**TASK OBJECTIVE**
Repeat the material below exactly, with no pictures.

**Rows from a dataset of charts and code**
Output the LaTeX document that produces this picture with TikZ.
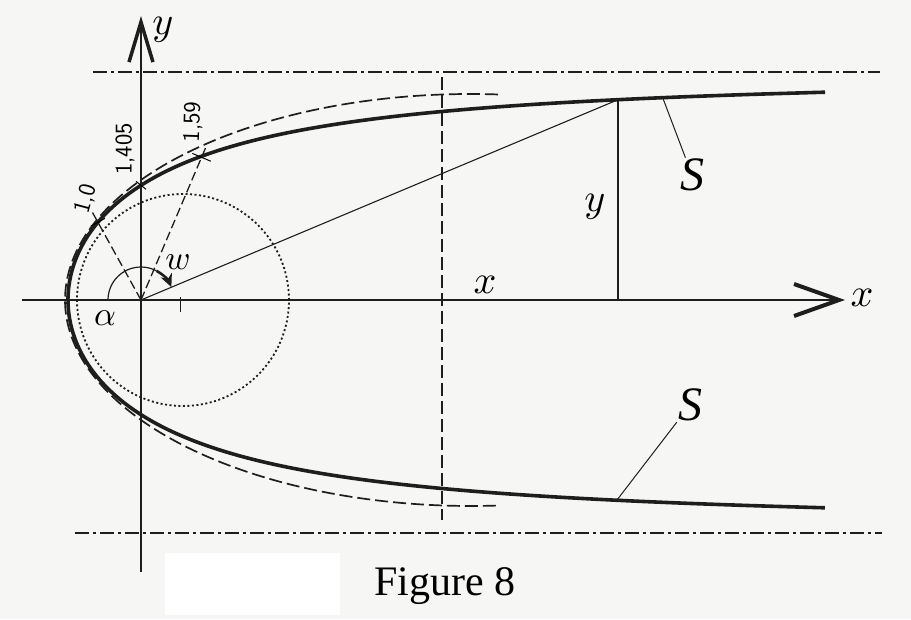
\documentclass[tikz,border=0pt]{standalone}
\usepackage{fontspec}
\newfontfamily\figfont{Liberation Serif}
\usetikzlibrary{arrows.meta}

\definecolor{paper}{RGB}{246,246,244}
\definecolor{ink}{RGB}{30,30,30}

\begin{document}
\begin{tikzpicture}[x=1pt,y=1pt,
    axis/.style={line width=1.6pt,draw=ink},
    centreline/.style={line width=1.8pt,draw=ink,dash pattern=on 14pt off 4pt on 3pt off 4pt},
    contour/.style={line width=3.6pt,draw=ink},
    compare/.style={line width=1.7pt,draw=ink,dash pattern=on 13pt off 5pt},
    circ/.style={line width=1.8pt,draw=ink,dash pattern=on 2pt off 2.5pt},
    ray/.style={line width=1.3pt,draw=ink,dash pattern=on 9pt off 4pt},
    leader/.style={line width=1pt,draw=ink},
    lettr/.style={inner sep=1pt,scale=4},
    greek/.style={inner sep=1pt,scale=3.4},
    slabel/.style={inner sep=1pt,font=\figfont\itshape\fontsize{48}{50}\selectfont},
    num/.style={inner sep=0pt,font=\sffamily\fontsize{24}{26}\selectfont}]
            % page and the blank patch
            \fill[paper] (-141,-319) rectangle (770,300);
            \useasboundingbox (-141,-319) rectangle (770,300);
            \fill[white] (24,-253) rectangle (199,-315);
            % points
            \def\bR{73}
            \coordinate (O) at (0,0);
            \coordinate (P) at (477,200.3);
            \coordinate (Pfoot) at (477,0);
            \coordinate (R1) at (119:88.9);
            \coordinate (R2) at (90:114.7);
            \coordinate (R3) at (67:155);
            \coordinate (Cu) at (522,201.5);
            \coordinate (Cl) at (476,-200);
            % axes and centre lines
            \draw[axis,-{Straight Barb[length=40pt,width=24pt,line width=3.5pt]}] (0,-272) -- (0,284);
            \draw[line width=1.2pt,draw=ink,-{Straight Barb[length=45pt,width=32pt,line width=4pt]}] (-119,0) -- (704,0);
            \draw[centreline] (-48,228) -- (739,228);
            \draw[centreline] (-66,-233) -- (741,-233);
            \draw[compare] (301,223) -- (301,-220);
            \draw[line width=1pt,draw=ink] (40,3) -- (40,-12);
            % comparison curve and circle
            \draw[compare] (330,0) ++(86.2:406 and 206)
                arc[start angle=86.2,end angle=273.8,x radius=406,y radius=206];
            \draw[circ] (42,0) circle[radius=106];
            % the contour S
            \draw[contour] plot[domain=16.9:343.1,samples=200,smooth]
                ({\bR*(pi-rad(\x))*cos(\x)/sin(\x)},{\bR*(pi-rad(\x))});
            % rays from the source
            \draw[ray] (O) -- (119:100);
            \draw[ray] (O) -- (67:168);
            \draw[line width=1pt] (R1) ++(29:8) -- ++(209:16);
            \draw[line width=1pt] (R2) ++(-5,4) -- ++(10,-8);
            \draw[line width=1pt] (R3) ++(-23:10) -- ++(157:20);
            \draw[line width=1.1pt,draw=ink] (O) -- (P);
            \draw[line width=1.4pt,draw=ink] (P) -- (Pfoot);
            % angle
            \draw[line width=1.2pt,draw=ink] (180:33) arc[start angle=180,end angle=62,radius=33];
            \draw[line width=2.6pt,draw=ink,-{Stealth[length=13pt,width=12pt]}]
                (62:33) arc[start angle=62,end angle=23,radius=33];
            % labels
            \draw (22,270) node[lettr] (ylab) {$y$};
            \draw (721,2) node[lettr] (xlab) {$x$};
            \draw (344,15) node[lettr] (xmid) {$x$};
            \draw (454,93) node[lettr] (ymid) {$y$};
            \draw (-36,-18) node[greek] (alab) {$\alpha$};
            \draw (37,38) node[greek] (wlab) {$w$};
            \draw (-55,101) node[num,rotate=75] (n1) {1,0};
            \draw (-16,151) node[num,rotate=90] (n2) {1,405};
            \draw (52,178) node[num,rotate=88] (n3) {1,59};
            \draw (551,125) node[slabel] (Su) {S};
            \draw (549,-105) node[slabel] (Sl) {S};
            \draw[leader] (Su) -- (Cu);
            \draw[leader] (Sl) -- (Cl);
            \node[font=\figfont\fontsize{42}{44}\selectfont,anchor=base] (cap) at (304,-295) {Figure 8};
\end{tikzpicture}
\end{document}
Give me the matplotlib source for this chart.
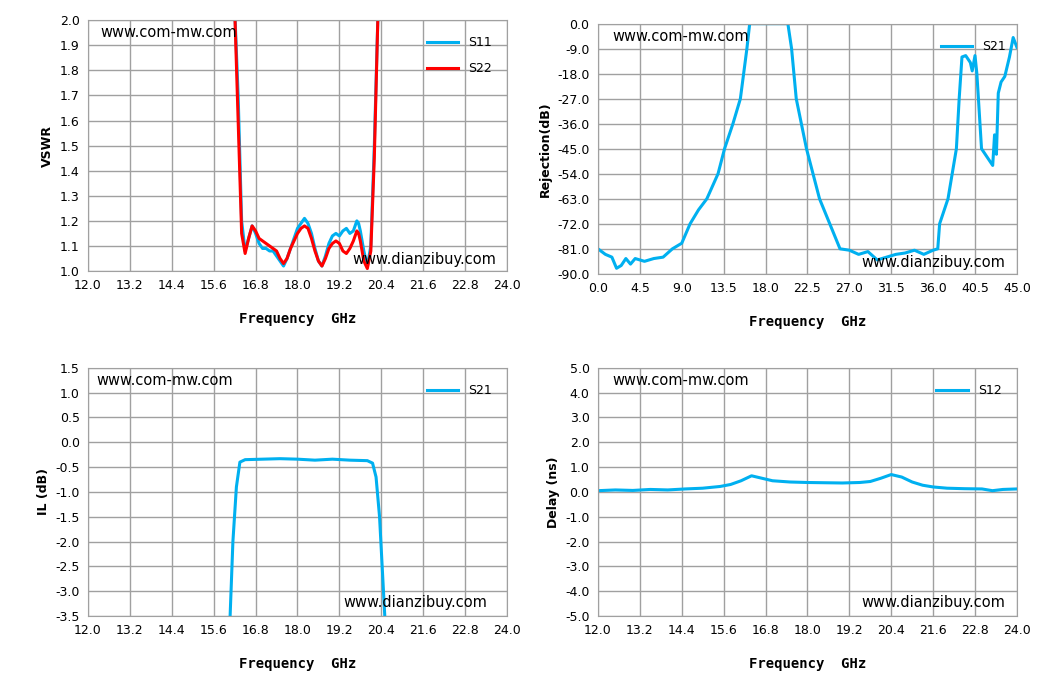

**REPLY TO THE EXERCISE**
Output the LaTeX document that produces this picture with TikZ.
\documentclass[tikz,border=0pt]{standalone}
\usepackage{fontspec}
\newfontfamily\figfont{Liberation Serif}
\usetikzlibrary{arrows.meta}

\definecolor{paper}{RGB}{246,246,244}
\definecolor{ink}{RGB}{30,30,30}

\begin{document}
\begin{tikzpicture}[x=1pt,y=1pt,
    axis/.style={line width=1.6pt,draw=ink},
    centreline/.style={line width=1.8pt,draw=ink,dash pattern=on 14pt off 4pt on 3pt off 4pt},
    contour/.style={line width=3.6pt,draw=ink},
    compare/.style={line width=1.7pt,draw=ink,dash pattern=on 13pt off 5pt},
    circ/.style={line width=1.8pt,draw=ink,dash pattern=on 2pt off 2.5pt},
    ray/.style={line width=1.3pt,draw=ink,dash pattern=on 9pt off 4pt},
    leader/.style={line width=1pt,draw=ink},
    lettr/.style={inner sep=1pt,scale=4},
    greek/.style={inner sep=1pt,scale=3.4},
    slabel/.style={inner sep=1pt,font=\figfont\itshape\fontsize{48}{50}\selectfont},
    num/.style={inner sep=0pt,font=\sffamily\fontsize{24}{26}\selectfont}]
            % page and the blank patch
            \fill[paper] (-141,-319) rectangle (770,300);
            \useasboundingbox (-141,-319) rectangle (770,300);
            \fill[white] (24,-253) rectangle (199,-315);
            % points
            \def\bR{73}
            \coordinate (O) at (0,0);
            \coordinate (P) at (477,200.3);
            \coordinate (Pfoot) at (477,0);
            \coordinate (R1) at (119:88.9);
            \coordinate (R2) at (90:114.7);
            \coordinate (R3) at (67:155);
            \coordinate (Cu) at (522,201.5);
            \coordinate (Cl) at (476,-200);
            % axes and centre lines
            \draw[axis,-{Straight Barb[length=40pt,width=24pt,line width=3.5pt]}] (0,-272) -- (0,284);
            \draw[line width=1.2pt,draw=ink,-{Straight Barb[length=45pt,width=32pt,line width=4pt]}] (-119,0) -- (704,0);
            \draw[centreline] (-48,228) -- (739,228);
            \draw[centreline] (-66,-233) -- (741,-233);
            \draw[compare] (301,223) -- (301,-220);
            \draw[line width=1pt,draw=ink] (40,3) -- (40,-12);
            % comparison curve and circle
            \draw[compare] (330,0) ++(86.2:406 and 206)
                arc[start angle=86.2,end angle=273.8,x radius=406,y radius=206];
            \draw[circ] (42,0) circle[radius=106];
            % the contour S
            \draw[contour] plot[domain=16.9:343.1,samples=200,smooth]
                ({\bR*(pi-rad(\x))*cos(\x)/sin(\x)},{\bR*(pi-rad(\x))});
            % rays from the source
            \draw[ray] (O) -- (119:100);
            \draw[ray] (O) -- (67:168);
            \draw[line width=1pt] (R1) ++(29:8) -- ++(209:16);
            \draw[line width=1pt] (R2) ++(-5,4) -- ++(10,-8);
            \draw[line width=1pt] (R3) ++(-23:10) -- ++(157:20);
            \draw[line width=1.1pt,draw=ink] (O) -- (P);
            \draw[line width=1.4pt,draw=ink] (P) -- (Pfoot);
            % angle
            \draw[line width=1.2pt,draw=ink] (180:33) arc[start angle=180,end angle=62,radius=33];
            \draw[line width=2.6pt,draw=ink,-{Stealth[length=13pt,width=12pt]}]
                (62:33) arc[start angle=62,end angle=23,radius=33];
            % labels
            \draw (22,270) node[lettr] (ylab) {$y$};
            \draw (721,2) node[lettr] (xlab) {$x$};
            \draw (344,15) node[lettr] (xmid) {$x$};
            \draw (454,93) node[lettr] (ymid) {$y$};
            \draw (-36,-18) node[greek] (alab) {$\alpha$};
            \draw (37,38) node[greek] (wlab) {$w$};
            \draw (-55,101) node[num,rotate=75] (n1) {1,0};
            \draw (-16,151) node[num,rotate=90] (n2) {1,405};
            \draw (52,178) node[num,rotate=88] (n3) {1,59};
            \draw (551,125) node[slabel] (Su) {S};
            \draw (549,-105) node[slabel] (Sl) {S};
            \draw[leader] (Su) -- (Cu);
            \draw[leader] (Sl) -- (Cl);
            \node[font=\figfont\fontsize{42}{44}\selectfont,anchor=base] (cap) at (304,-295) {Figure 8};
\end{tikzpicture}
\end{document}
Give me the matplotlib source for this chart.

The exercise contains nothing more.